If you’re a single parent, you likely did not plan on becoming one. Even though your life looks different than you imagined, you can make the most of it—and of your kids’ lives, as well. You can be a successful single parent.

Relinquishing Control

Gary Richmond, author of Successful Single Parenting (Harvest House, 1998) and a pastor to single parents, says, “There is a time for ‘The Serenity Prayer’ for every single parent.” The Serenity Prayer asks, “God grant me the serenity to accept the things I cannot change, the courage to change the things I can, and the wisdom to know the difference.”

Unfortunately, you cannot control what happens when your kids at your ex-spouse’s house, so choose your battles wisely. If your kids are being abused or neglected, then fight your hardest to protect them.

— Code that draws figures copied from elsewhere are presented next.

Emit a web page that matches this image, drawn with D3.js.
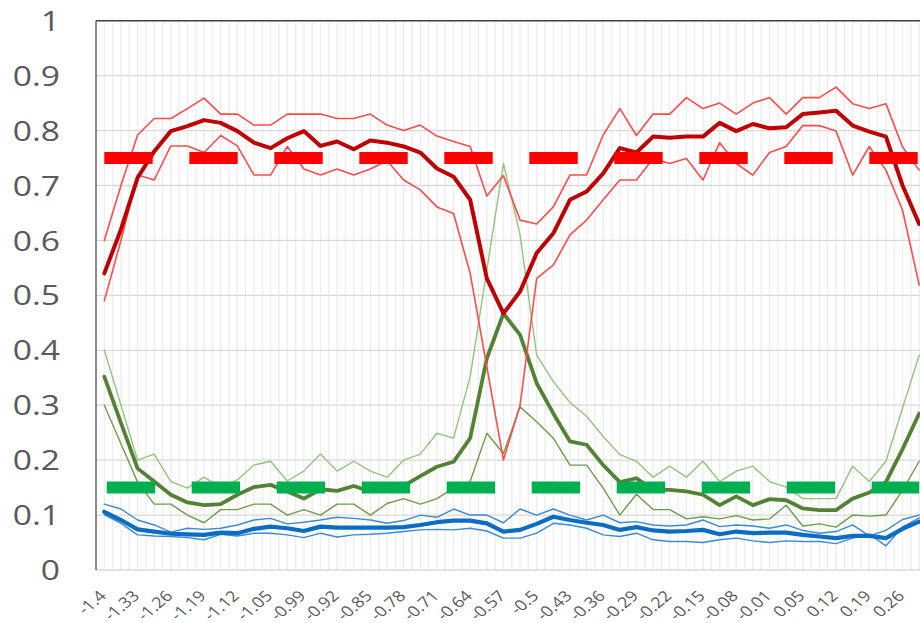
<!DOCTYPE html>
<html>
<head>
<meta charset="utf-8">
<script src="https://cdn.jsdelivr.net/npm/d3@7"></script>
<style>
  html, body { margin: 0; padding: 0; background: #fff; }
  svg { display: block; font-family: "Open Sans", "DejaVu Sans", sans-serif; }
</style>
</head>
<body>
<svg id="chart" width="920" height="623"></svg>
<script>
// Category labels shown on every second category
const xTickLabels = ["-1.4", "-1.33", "-1.26", "-1.19", "-1.12", "-1.05", "-0.99", "-0.92", "-0.85",
  "-0.78", "-0.71", "-0.64", "-0.57", "-0.5", "-0.43", "-0.36", "-0.29", "-0.22", "-0.15",
  "-0.08", "-0.01", "0.05", "0.12", "0.19", "0.26"];

const yTicks = [0, 0.1, 0.2, 0.3, 0.4, 0.5, 0.6, 0.7, 0.8, 0.9, 1];

// Reference levels drawn as thick dashed lines
const upperLevel = 0.75;
const lowerLevel = 0.15;

const redUpper = [0.60, 0.70, 0.792, 0.822, 0.822, 0.84, 0.859, 0.83, 0.83, 0.81,
  0.81, 0.83, 0.83, 0.83, 0.822, 0.822, 0.83, 0.81, 0.80, 0.81,
  0.79, 0.78, 0.771, 0.681, 0.718, 0.637, 0.63, 0.661, 0.719, 0.719,
  0.792, 0.84, 0.791, 0.83, 0.83, 0.86, 0.84, 0.85, 0.83, 0.85,
  0.86, 0.83, 0.86, 0.86, 0.879, 0.849, 0.84, 0.849, 0.77, 0.728];

const redMean = [0.54, 0.62, 0.714, 0.762, 0.799, 0.808, 0.819, 0.814, 0.799, 0.778,
  0.768, 0.786, 0.799, 0.772, 0.78, 0.766, 0.782, 0.778, 0.771, 0.76,
  0.731, 0.716, 0.674, 0.531, 0.467, 0.507, 0.577, 0.613, 0.674, 0.689,
  0.722, 0.768, 0.76, 0.789, 0.787, 0.789, 0.789, 0.814, 0.799, 0.812,
  0.804, 0.806, 0.83, 0.833, 0.836, 0.809, 0.798, 0.789, 0.70, 0.63];

const redLower = [0.49, 0.60, 0.719, 0.71, 0.772, 0.772, 0.76, 0.791, 0.772, 0.719,
  0.719, 0.771, 0.73, 0.719, 0.73, 0.719, 0.73, 0.745, 0.71, 0.692,
  0.661, 0.649, 0.54, 0.37, 0.20, 0.30, 0.531, 0.555, 0.61, 0.637,
  0.674, 0.71, 0.71, 0.749, 0.74, 0.749, 0.71, 0.778, 0.74, 0.719,
  0.76, 0.771, 0.809, 0.809, 0.799, 0.719, 0.771, 0.728, 0.655, 0.519];

const greenUpper = [0.40, 0.30, 0.20, 0.211, 0.161, 0.149, 0.169, 0.151, 0.164, 0.191,
  0.198, 0.162, 0.18, 0.211, 0.18, 0.198, 0.18, 0.169, 0.20, 0.211,
  0.249, 0.24, 0.352, 0.546, 0.74, 0.61, 0.391, 0.343, 0.305, 0.28,
  0.243, 0.21, 0.198, 0.169, 0.189, 0.169, 0.198, 0.161, 0.18, 0.189,
  0.161, 0.151, 0.13, 0.13, 0.13, 0.189, 0.161, 0.198, 0.295, 0.391];

const greenMean = [0.352, 0.268, 0.185, 0.161, 0.137, 0.123, 0.118, 0.12, 0.137, 0.151,
  0.155, 0.143, 0.13, 0.147, 0.144, 0.153, 0.143, 0.151, 0.153, 0.171,
  0.188, 0.197, 0.24, 0.385, 0.467, 0.428, 0.34, 0.285, 0.234, 0.228,
  0.191, 0.16, 0.167, 0.146, 0.146, 0.143, 0.137, 0.118, 0.134, 0.118,
  0.129, 0.127, 0.112, 0.109, 0.109, 0.13, 0.141, 0.16, 0.22, 0.285];

const greenLower = [0.30, 0.23, 0.16, 0.12, 0.12, 0.10, 0.086, 0.11, 0.11, 0.12,
  0.12, 0.10, 0.11, 0.10, 0.12, 0.12, 0.10, 0.121, 0.13, 0.12,
  0.13, 0.149, 0.161, 0.249, 0.212, 0.297, 0.27, 0.24, 0.191, 0.191,
  0.149, 0.10, 0.138, 0.11, 0.11, 0.093, 0.097, 0.093, 0.099, 0.091,
  0.093, 0.118, 0.08, 0.084, 0.078, 0.10, 0.098, 0.10, 0.145, 0.198];

const blueUpper = [0.12, 0.111, 0.091, 0.082, 0.069, 0.076, 0.074, 0.076, 0.082, 0.091,
  0.094, 0.084, 0.087, 0.091, 0.096, 0.094, 0.091, 0.085, 0.09, 0.10,
  0.096, 0.111, 0.10, 0.10, 0.086, 0.111, 0.10, 0.111, 0.10, 0.091,
  0.10, 0.086, 0.088, 0.082, 0.08, 0.082, 0.091, 0.079, 0.082, 0.08,
  0.076, 0.082, 0.072, 0.067, 0.07, 0.082, 0.062, 0.072, 0.092, 0.10];

const blueMean = [0.106, 0.091, 0.074, 0.07, 0.066, 0.065, 0.064, 0.068, 0.067, 0.075,
  0.079, 0.076, 0.071, 0.079, 0.077, 0.077, 0.077, 0.077, 0.078, 0.082,
  0.087, 0.09, 0.09, 0.085, 0.07, 0.073, 0.084, 0.097, 0.091, 0.086,
  0.082, 0.073, 0.078, 0.072, 0.07, 0.071, 0.073, 0.065, 0.07, 0.067,
  0.068, 0.068, 0.064, 0.061, 0.058, 0.062, 0.062, 0.058, 0.075, 0.088];

const blueLower = [0.101, 0.085, 0.064, 0.062, 0.061, 0.059, 0.055, 0.065, 0.062, 0.067,
  0.067, 0.064, 0.059, 0.067, 0.06, 0.064, 0.065, 0.067, 0.07, 0.073,
  0.074, 0.073, 0.076, 0.071, 0.058, 0.058, 0.067, 0.085, 0.082, 0.076,
  0.064, 0.061, 0.067, 0.055, 0.052, 0.052, 0.05, 0.055, 0.058, 0.053,
  0.05, 0.053, 0.052, 0.052, 0.048, 0.058, 0.065, 0.044, 0.078, 0.095];

const svg = d3.select("#chart");

const nCat = redMean.length;
const plotLeft = 96, plotTop = 20.7, plotBottom = 570, catWidth = 16.63;
const plotRight = plotLeft + nCat * catWidth;

const x = d3.scaleBand().domain(d3.range(nCat)).range([plotLeft, plotRight]).padding(0);
const cx = i => x(i) + x.bandwidth() / 2;
const y = d3.scaleLinear().domain([0, 1]).range([plotBottom, plotTop]);

// vertical gridlines at category edges and centres
const grid = svg.append("g");
const vLines = [];
d3.range(nCat).forEach(i => { if (i > 0) vLines.push(x(i)); vLines.push(cx(i)); });
grid.selectAll("line.v").data(vLines).join("line")
  .attr("x1", d => d).attr("x2", d => d)
  .attr("y1", y(0)).attr("y2", y(1))
  .attr("stroke", "#eeeeee").attr("stroke-width", 1.4);

// horizontal gridlines
grid.selectAll("line.h").data(yTicks.filter(t => t < 1)).join("line")
  .attr("x1", plotLeft).attr("x2", plotRight)
  .attr("y1", d => y(d)).attr("y2", d => y(d))
  .attr("stroke", "#d9d9d9").attr("stroke-width", 1.3);

// plot frame: top edge and value axis line
svg.append("line").attr("x1", plotLeft).attr("x2", plotRight)
  .attr("y1", y(1)).attr("y2", y(1)).attr("stroke", "#3f3f3f").attr("stroke-width", 1.6);
svg.append("line").attr("x1", plotLeft).attr("x2", plotLeft)
  .attr("y1", y(1)).attr("y2", y(0)).attr("stroke", "#595959").attr("stroke-width", 1.4);

// value axis labels
svg.append("g").selectAll("text").data(yTicks).join("text")
  .attr("transform", d => `translate(60,${y(d)}) scale(1.2,1)`)
  .attr("text-anchor", "end").attr("dy", "0.36em")
  .attr("font-size", 28).attr("fill", "#595959")
  .text(d => d3.format("~g")(d));

// category labels, rotated
svg.append("g").selectAll("text").data(xTickLabels).join("text")
  .attr("transform", (d, j) => `translate(${cx(j * 2) + 3},597) scale(1.2,1) rotate(-45)`)
  .attr("text-anchor", "end")
  .attr("font-size", 15).attr("fill", "#595959")
  .text(d => d);

const line = d3.line().x((d, i) => cx(i)).y(d => y(d)).curve(d3.curveLinear);

const series = [
  { data: blueUpper, color: "#3a8bd6", width: 1.4 },
  { data: blueLower, color: "#3a8bd6", width: 1.4 },
  { data: blueMean, color: "#0a6cc2", width: 4.2 },
  { data: greenUpper, color: "#93c47d", width: 1.4 },
  { data: greenLower, color: "#6b9d4b", width: 1.4 },
  { data: greenMean, color: "#548235", width: 3.8 },
  { data: redUpper, color: "#ff4b4b", width: 1.6 },
  { data: redLower, color: "#ff4b4b", width: 1.6 },
  { data: redMean, color: "#c00000", width: 4 }
];

svg.append("g").selectAll("path").data(series).join("path")
  .attr("d", d => line(d.data))
  .attr("fill", "none")
  .attr("stroke", d => d.color)
  .attr("stroke-width", d => d.width)
  .attr("stroke-linejoin", "round")
  .attr("stroke-linecap", "round");

// dashed reference levels
const levels = [
  { v: upperLevel, color: "#ff0000", offset: 0 },
  { v: lowerLevel, color: "#00b050", offset: -2.4 }
];
svg.append("g").selectAll("line").data(levels).join("line")
  .attr("x1", cx(0)).attr("x2", cx(nCat - 1))
  .attr("y1", d => y(d.v)).attr("y2", d => y(d.v))
  .attr("stroke", d => d.color)
  .attr("stroke-width", 12)
  .attr("stroke-dasharray", "48.4,36.6")
  .attr("stroke-dashoffset", d => d.offset)
  .attr("stroke-linecap", "butt");
</script>
</body>
</html>
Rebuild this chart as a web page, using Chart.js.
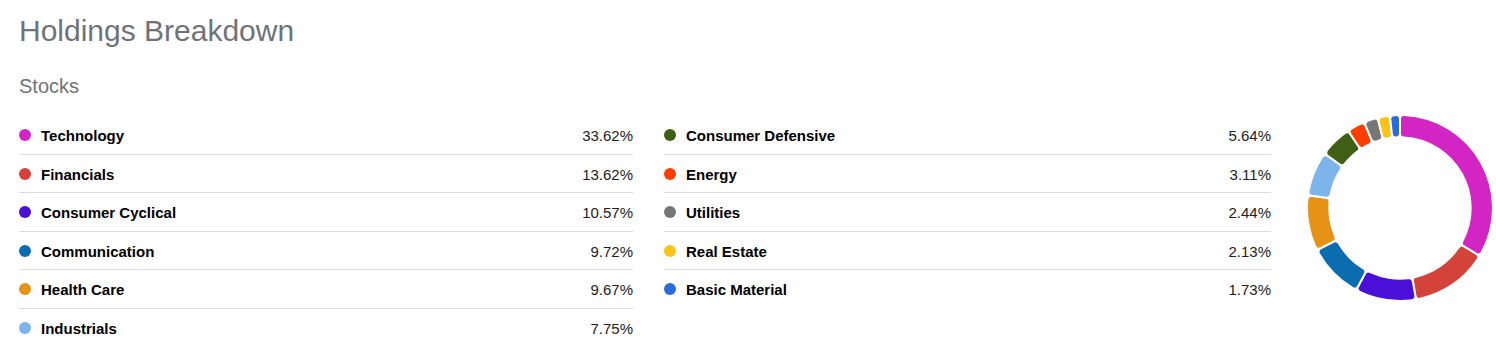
<!DOCTYPE html>
<html>
<head>
<meta charset="utf-8">
<script src="https://cdn.jsdelivr.net/npm/chart.js@4/dist/chart.umd.min.js"></script>
<style>
  html, body { margin: 0; padding: 0; background: #fff; }
  body { width: 1496px; height: 355px; position: relative; overflow: hidden;
         font-family: "Liberation Sans", Arial, sans-serif; }
  #title { position: absolute; left: 19px; top: 16px; font-size: 30px; line-height: 30px; color: #6f7377; }
  #subtitle { position: absolute; left: 19px; top: 76px; font-size: 20px; line-height: 20px; color: #6f7377; }
  .col { position: absolute; top: 116px; }
  #colLeft { left: 19px; width: 614px; }
  #colRight { left: 664px; width: 607px; }
  .row { position: relative; height: 37.5px; border-bottom: 1px solid #dcdcdc; }
  .row:last-child { border-bottom: none; }
  .dot { position: absolute; left: 0; top: 13px; width: 12px; height: 12px; border-radius: 50%; }
  .name { position: absolute; left: 22px; top: 11px; font-size: 15px; line-height: 17px; font-weight: bold; color: #000; }
  .pct { position: absolute; right: 0; top: 11px; font-size: 15px; line-height: 17px; color: #222; }
  #donutBox { position: absolute; left: 1306px; top: 114px; width: 188px; height: 188px; }
</style>
</head>
<body>
<div id="title">Holdings Breakdown</div>
<div id="subtitle">Stocks</div>
<div class="col" id="colLeft"></div>
<div class="col" id="colRight"></div>
<div id="donutBox"><canvas id="donut"></canvas></div>

<script>
const sectors = [
  "Technology", "Financials", "Consumer Cyclical", "Communication", "Health Care",
  "Industrials", "Consumer Defensive", "Energy", "Utilities", "Real Estate", "Basic Material"
];
const weights = [33.62, 13.62, 10.57, 9.72, 9.67, 7.75, 5.64, 3.11, 2.44, 2.13, 1.73];
const sectorColors = [
  "#d325c3", "#d4433a", "#4a10d8", "#0b6cb0", "#e69217",
  "#7db5ea", "#3f5f15", "#fe3d00", "#767676", "#fbc318", "#2b6ad9"
];
const leftCount = 6;

const colLeft = document.querySelector("#colLeft");
const colRight = document.querySelector("#colRight");

sectors.forEach((sector, i) => {
  const row = document.createElement("div");
  row.className = "row";
  const dot = document.createElement("span");
  dot.className = "dot";
  dot.style.background = sectorColors[i];
  const name = document.createElement("span");
  name.className = "name";
  name.textContent = sector;
  const pct = document.createElement("span");
  pct.className = "pct";
  pct.textContent = weights[i].toFixed(2) + "%";
  row.appendChild(dot);
  row.appendChild(name);
  row.appendChild(pct);
  (i < leftCount ? colLeft : colRight).appendChild(row);
});

new Chart(document.querySelector("#donut"), {
  type: "doughnut",
  data: {
    labels: sectors,
    datasets: [{
      data: weights,
      backgroundColor: sectorColors,
      borderColor: "#ffffff",
      borderWidth: 2,
      borderRadius: 4,
      hoverOffset: 0
    }]
  },
  options: {
    responsive: true,
    maintainAspectRatio: false,
    animation: false,
    cutout: "76%",
    layout: { padding: 0 },
    plugins: {
      legend: { display: false },
      tooltip: { enabled: false }
    }
  }
});
</script>
</body>
</html>
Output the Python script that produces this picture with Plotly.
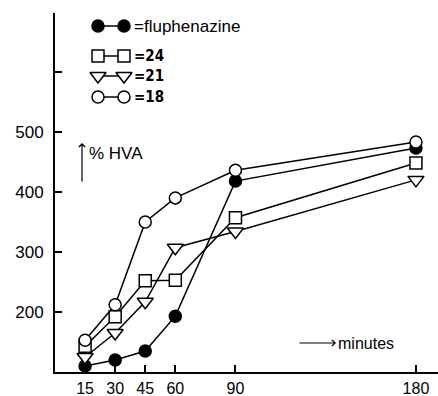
import plotly.graph_objects as go

# ---- data ----
minutes = [15, 30, 45, 60, 90, 180]
fluphenazine = [110, 120, 135, 193, 418, 473]
cmp24 = [143, 192, 252, 253, 357, 448]
cmp21 = [125, 165, 217, 307, 334, 420]
cmp18 = [153, 212, 350, 390, 436, 483]
ytick_vals = [200, 300, 400, 500, 600]
ytick_text = ["200", "300", "400", "500", ""]

series = [
    ("=fluphenazine", fluphenazine, "circle", "black", False),
    ("=24", cmp24, "square", "white", True),
    ("=21", cmp21, "triangle-down", "white", True),
    ("=18", cmp18, "circle", "white", True),
]

# ---- layout geometry (pixels) ----
W, H = 438, 396
L, R, T, B = 55, 0, 13, 24
FONT = "Liberation Sans, Arial, Helvetica, sans-serif"
NARROW = "Liberation Sans Narrow, Arial Narrow, DejaVu Sans Condensed, Liberation Sans, sans-serif"

fig = go.Figure()

for name, vals, sym, fill, _ in series:
    size = 14 if sym == "triangle-down" else 12
    fig.add_trace(go.Scatter(
        x=minutes, y=vals, mode="lines+markers", cliponaxis=False,
        line=dict(color="black", width=1.5),
        marker=dict(symbol=sym, size=size, color=fill,
                    line=dict(color="black", width=1.5)),
        showlegend=False, hoverinfo="skip",
    ))

# legend key drawn on a pixel-overlay axis
leg_rows = [26, 56, 76, 97]
leg_x = [98, 124]
leg_text_x = 132
for (name, vals, sym, fill, bold), ry in zip(series, leg_rows):
    size = 14 if sym == "triangle-down" else 12
    fig.add_trace(go.Scatter(
        x=leg_x, y=[ry, ry], xaxis="x2", yaxis="y2", mode="lines+markers",
        cliponaxis=False,
        line=dict(color="black", width=1.5),
        marker=dict(symbol=sym, size=size, color=fill,
                    line=dict(color="black", width=1.5)),
        showlegend=False, hoverinfo="skip",
    ))
    fig.add_annotation(
        x=leg_text_x, y=ry, xref="x2", yref="y2", text=("<b>%s</b>" % name) if bold else name,
        showarrow=False, xanchor="left", yanchor="middle",
        font=dict(family=NARROW if bold else FONT, size=15 if bold else 17, color="black"),
    )

# axis captions with arrows
fig.add_annotation(x=82, y=143, ax=82, ay=183, xref="x2", yref="y2", axref="x2", ayref="y2",
                   showarrow=True, arrowhead=4, arrowsize=1, arrowwidth=1.2, arrowcolor="black", text="")
fig.add_annotation(x=87, y=153, xref="x2", yref="y2", text="% HVA", showarrow=False,
                   xanchor="left", yanchor="middle", font=dict(family=FONT, size=17, color="black"))
fig.add_annotation(x=336, y=343, ax=298, ay=343, xref="x2", yref="y2", axref="x2", ayref="y2",
                   showarrow=True, arrowhead=4, arrowsize=1, arrowwidth=1.2, arrowcolor="black", text="")
fig.add_annotation(x=336, y=343, xref="x2", yref="y2", text="minutes", showarrow=False,
                   xanchor="left", yanchor="middle", font=dict(family=FONT, size=16, color="black"))

fig.update_layout(
    width=W, height=H, margin=dict(l=L, r=R, t=T, b=B, autoexpand=False),
    paper_bgcolor="white", plot_bgcolor="white",
    font=dict(family=FONT, color="black"),
    xaxis=dict(range=[0, 191], tickvals=minutes, ticktext=[str(m) for m in minutes],
               ticks="inside", ticklen=7, tickwidth=1.5, tickcolor="black", automargin=False,
               showline=True, linecolor="black", linewidth=2, showgrid=False, zeroline=False,
               tickfont=dict(size=16, family=FONT), ticklabelstandoff=1),
    yaxis=dict(range=[100, 698], tickvals=ytick_vals, ticktext=ytick_text,
               ticks="inside", ticklen=7, tickwidth=1.5, tickcolor="black", automargin=False,
               showline=True, linecolor="black", linewidth=2, showgrid=False, zeroline=False,
               tickfont=dict(size=17, family=FONT), ticklabelstandoff=6),
    xaxis2=dict(range=[L, W - R], overlaying="x", visible=False, fixedrange=True),
    yaxis2=dict(range=[H - B, T], overlaying="y", visible=False, fixedrange=True),
)

fig.write_html("out.html", config={"displayModeBar": False},
               post_script="document.body.style.margin='0';document.body.style.padding='0';")
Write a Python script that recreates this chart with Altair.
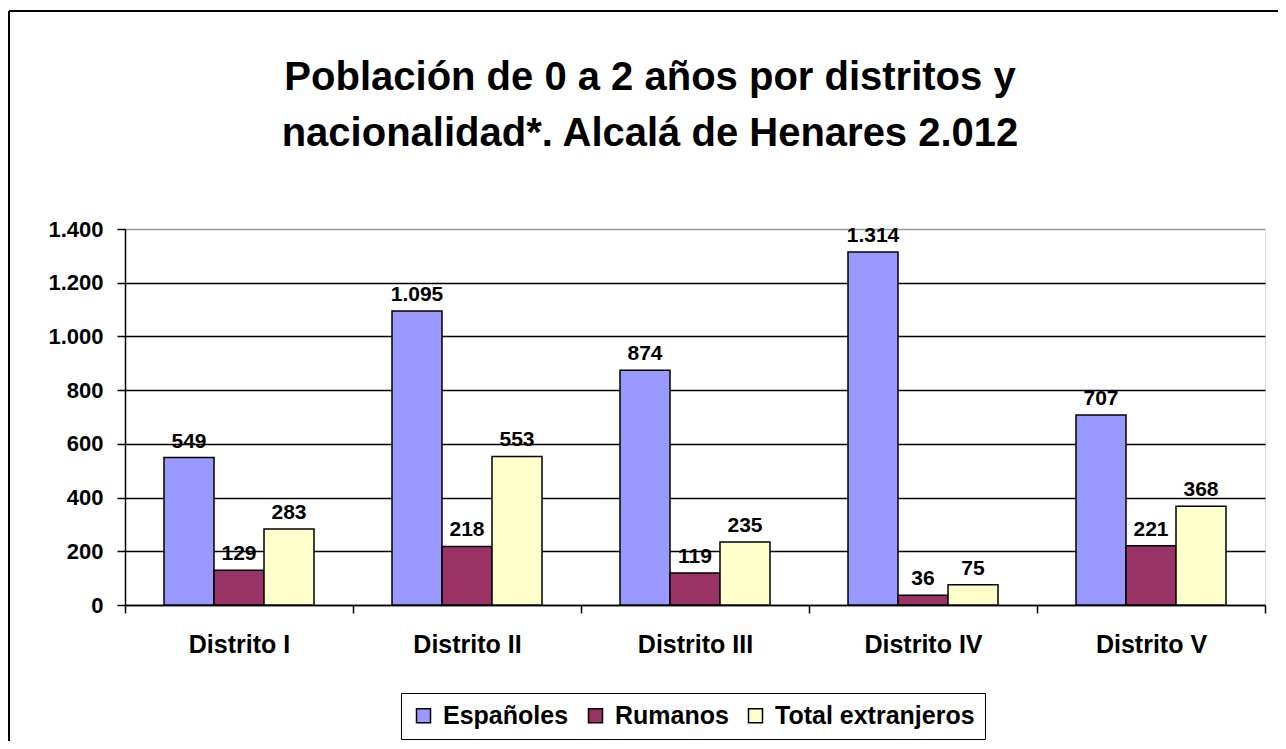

But if your ex-spouse is letting them have too much candy, it’s probably better not to make that a “do or die” issue.

Believing that God is in control helps. He created your children and loves them even more than you do. He watches over them day and night. Giving up control to Him—trusting him with your kids—can give you peace.

Asking the Right Question

When it comes to priorities, a good rule of thumb is to ask yourself, “What is the best thing for my kids in this situation?” It’ll help you gain perspective and keep your emotions in check.

For example, it’s best to let your kids talk about their lives both with you and the other parent. Gary Richmond says parents should allow their kids to complain about things. “If they’re complaining, it helps relieve tension,” he says. You don’t have to agree with them. Just listening validates their feelings and keeps communication open.

It’s also best for your kids if you do not criticize your ex-spouse in front of them. Gary says your kids will make their own conclusions about the other parent, which will be better for them in the long run than if they hear negative comments from you. “We need to give kids more credit. They figure [these things] out on their own.”

Encourage your kids to have a good relationship with their other parent. Regardless of how you feel about your ex-spouse, your kids need the other parent in their lives—desperately. Allowing them to connect with their stepparent, if there is one, can also be good for them. The stepparent can play a positive role in your kids’ lives. Gary Sprague, president and founder of the Center for Single-Parent Family Ministry (http://www.spfm.org/), says you don’t have to feel threatened by the stepparent because, as the birth parent, you will never be replaced by anyone else. In your kids’ eyes, you are irreplaceable.

Teaching Your Kids About God

Teach your kids about God as you go through the day, whether you’re listening to Christian music, praying for them before school, or eating dinner.

According to author and speaker Cheri Fuller, when you pray with your kids—talking to God as you talk to a friend—you’re making him more accessible to them. If they see you praying regularly, they’ll understand the importance of doing it too.

Reading the Bible is also important. Lisa Prillaman, a single mother, reads scripture with her son during breakfast. Or use a family devotional book. Incorporating the Bible into your daily routine helps your kids learn more about who God is and what’s important to Him as well as what’s important to you.

Getting a Grip on the Green

If your finances are out of control, the stress is probably affecting your relationship with your kids. Take time to develop a budget and use it. Find ways to cut expenses like cable service, pizza delivery, and your morning latté. Start saving, even if it’s only a small amount, because over time a little bit can add up to a lot.